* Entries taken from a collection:

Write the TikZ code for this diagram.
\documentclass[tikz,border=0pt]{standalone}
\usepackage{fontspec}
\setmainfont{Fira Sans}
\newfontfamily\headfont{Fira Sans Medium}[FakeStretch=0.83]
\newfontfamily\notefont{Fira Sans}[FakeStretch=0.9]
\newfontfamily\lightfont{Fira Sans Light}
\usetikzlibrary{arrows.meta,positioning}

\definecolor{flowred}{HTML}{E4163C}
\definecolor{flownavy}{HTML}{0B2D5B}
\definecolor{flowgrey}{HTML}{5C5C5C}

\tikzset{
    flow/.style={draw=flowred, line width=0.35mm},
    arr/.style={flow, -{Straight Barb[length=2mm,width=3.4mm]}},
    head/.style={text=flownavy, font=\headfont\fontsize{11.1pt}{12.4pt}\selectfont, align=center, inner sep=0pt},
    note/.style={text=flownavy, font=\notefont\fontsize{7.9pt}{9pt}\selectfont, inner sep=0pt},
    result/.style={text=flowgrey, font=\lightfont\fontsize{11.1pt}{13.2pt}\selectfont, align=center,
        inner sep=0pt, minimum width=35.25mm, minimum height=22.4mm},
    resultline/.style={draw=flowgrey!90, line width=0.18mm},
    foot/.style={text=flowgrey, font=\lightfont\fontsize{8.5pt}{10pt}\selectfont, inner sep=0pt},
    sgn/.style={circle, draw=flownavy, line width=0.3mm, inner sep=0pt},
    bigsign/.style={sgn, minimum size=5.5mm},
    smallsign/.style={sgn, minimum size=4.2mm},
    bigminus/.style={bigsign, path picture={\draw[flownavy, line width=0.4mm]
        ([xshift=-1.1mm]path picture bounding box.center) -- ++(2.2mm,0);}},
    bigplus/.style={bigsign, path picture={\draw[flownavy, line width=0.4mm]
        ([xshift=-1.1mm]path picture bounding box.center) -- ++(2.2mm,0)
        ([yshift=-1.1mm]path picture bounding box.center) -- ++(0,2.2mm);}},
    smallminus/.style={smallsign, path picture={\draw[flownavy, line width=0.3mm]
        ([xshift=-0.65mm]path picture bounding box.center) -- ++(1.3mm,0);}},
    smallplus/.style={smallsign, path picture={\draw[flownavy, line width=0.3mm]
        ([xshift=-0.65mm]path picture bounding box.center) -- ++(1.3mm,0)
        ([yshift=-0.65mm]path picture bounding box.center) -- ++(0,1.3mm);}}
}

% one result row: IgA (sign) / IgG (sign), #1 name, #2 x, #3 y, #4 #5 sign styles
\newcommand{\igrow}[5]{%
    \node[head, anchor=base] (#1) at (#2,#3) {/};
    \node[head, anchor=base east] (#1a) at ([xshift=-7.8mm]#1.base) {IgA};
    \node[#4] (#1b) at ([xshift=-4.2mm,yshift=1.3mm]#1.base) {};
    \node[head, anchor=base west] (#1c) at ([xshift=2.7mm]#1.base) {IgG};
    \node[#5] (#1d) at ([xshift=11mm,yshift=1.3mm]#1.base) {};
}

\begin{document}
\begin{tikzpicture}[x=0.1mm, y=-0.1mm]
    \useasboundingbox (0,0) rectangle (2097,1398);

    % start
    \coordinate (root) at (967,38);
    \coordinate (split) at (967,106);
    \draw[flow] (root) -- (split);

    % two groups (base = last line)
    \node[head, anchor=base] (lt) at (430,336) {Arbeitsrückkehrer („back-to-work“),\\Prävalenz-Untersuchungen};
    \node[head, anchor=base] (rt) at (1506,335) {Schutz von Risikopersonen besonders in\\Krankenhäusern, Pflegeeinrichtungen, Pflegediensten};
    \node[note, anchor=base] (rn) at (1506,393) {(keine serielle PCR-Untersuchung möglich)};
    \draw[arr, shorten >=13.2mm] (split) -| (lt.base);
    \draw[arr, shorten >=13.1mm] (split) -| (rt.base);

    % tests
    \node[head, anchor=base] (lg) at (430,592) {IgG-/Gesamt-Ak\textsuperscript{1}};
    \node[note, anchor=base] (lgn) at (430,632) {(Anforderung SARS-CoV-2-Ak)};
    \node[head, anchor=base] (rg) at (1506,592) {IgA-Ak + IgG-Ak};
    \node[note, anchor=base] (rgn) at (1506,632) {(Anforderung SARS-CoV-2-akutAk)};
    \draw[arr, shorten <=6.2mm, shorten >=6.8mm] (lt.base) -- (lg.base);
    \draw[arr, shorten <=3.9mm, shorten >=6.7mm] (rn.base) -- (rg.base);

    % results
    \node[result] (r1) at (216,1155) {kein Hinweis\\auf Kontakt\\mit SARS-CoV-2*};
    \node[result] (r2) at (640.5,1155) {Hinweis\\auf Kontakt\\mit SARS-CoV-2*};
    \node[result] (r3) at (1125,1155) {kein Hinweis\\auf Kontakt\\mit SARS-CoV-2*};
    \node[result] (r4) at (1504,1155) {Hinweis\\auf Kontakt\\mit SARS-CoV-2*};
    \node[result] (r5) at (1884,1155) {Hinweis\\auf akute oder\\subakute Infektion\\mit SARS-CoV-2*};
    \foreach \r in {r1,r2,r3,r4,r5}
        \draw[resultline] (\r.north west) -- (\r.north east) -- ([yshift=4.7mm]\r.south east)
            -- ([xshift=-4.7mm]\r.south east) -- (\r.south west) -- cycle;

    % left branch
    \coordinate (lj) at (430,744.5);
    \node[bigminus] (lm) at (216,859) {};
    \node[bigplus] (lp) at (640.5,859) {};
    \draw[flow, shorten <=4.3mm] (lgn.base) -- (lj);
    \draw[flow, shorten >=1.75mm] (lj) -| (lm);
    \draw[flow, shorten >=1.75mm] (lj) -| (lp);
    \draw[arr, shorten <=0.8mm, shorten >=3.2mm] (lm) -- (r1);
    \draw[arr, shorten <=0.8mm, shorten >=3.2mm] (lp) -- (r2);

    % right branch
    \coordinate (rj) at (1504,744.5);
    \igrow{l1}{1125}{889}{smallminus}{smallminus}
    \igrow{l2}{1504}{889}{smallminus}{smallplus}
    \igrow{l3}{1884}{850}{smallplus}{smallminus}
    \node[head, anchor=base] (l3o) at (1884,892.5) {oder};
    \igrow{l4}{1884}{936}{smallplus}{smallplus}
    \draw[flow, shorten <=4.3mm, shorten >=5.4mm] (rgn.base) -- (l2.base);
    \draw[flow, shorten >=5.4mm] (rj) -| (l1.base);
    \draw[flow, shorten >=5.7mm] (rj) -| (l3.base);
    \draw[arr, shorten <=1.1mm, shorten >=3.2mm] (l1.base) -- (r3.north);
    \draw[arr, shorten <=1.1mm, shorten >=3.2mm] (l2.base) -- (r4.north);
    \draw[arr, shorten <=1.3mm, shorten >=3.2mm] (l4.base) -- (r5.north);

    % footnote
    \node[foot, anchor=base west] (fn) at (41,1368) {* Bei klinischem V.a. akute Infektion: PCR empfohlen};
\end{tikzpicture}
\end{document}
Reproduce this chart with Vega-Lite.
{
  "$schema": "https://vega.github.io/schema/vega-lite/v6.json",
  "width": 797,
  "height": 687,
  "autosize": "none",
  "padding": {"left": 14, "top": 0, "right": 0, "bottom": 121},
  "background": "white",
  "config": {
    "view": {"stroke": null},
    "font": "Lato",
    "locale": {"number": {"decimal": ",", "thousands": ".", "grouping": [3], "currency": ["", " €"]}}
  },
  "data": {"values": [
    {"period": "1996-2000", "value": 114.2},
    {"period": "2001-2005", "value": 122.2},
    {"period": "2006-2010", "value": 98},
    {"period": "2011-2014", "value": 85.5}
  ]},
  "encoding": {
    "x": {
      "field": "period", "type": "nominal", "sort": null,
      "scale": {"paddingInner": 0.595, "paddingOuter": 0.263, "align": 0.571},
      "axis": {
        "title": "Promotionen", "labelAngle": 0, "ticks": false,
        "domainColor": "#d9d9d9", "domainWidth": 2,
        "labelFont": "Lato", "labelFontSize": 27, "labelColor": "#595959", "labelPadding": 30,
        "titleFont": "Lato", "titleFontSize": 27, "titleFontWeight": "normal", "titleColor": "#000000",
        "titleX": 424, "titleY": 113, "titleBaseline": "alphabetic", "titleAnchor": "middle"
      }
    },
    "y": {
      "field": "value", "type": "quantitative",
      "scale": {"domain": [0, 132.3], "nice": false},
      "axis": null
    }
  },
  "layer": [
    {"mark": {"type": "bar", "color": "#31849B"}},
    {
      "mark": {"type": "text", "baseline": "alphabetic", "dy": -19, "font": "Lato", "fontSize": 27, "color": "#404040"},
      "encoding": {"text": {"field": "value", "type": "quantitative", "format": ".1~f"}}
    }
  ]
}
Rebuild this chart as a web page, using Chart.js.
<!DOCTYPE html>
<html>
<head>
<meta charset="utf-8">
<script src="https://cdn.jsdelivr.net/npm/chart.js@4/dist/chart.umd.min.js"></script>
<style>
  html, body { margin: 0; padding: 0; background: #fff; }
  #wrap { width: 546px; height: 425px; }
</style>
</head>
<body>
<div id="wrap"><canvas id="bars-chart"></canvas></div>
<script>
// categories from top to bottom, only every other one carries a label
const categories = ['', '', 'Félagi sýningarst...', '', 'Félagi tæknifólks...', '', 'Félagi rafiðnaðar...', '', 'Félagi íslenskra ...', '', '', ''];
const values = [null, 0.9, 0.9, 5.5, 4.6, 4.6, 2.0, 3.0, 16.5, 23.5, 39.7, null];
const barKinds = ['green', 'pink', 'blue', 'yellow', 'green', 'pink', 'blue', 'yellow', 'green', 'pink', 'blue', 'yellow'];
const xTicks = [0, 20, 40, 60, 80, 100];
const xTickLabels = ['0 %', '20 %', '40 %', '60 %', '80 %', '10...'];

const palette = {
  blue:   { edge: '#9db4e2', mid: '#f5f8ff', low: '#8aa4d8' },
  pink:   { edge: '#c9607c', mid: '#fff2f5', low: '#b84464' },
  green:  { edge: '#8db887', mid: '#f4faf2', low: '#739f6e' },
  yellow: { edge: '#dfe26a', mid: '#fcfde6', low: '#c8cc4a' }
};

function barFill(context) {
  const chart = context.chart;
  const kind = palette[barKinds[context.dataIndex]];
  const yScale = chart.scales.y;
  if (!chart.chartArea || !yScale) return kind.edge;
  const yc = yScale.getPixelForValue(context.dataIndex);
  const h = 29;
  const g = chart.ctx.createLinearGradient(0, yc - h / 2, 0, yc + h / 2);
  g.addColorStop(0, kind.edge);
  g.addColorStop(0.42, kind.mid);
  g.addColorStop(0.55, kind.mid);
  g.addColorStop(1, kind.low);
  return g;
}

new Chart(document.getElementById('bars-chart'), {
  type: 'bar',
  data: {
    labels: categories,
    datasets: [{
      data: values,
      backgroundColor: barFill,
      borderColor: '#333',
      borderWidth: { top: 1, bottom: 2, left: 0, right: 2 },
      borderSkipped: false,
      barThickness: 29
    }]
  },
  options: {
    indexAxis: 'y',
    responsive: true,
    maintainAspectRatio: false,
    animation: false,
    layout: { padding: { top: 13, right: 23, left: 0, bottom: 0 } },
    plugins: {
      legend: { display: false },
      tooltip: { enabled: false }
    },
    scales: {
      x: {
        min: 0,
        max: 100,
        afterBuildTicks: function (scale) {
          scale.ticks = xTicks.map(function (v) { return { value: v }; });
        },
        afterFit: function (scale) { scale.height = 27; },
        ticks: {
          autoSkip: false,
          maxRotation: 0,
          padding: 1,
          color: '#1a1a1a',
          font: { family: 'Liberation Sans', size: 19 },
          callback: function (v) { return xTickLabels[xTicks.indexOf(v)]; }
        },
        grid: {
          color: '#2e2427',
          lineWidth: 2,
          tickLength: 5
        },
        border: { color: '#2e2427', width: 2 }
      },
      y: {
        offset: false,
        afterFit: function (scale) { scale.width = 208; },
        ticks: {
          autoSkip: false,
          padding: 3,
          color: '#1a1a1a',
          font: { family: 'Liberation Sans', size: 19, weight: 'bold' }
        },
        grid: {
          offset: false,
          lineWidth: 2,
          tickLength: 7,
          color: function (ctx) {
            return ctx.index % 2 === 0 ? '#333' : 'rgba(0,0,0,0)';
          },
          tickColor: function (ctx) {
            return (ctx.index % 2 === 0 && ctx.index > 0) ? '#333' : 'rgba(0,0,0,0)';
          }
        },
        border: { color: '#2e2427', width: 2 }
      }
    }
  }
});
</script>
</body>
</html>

* WHAT IS EXPECTED: Search the preceding listing for "this" and extract every line where it is found.

* CORRECT RESULT:
Write the TikZ code for this diagram.
Reproduce this chart with Vega-Lite.
Rebuild this chart as a web page, using Chart.js.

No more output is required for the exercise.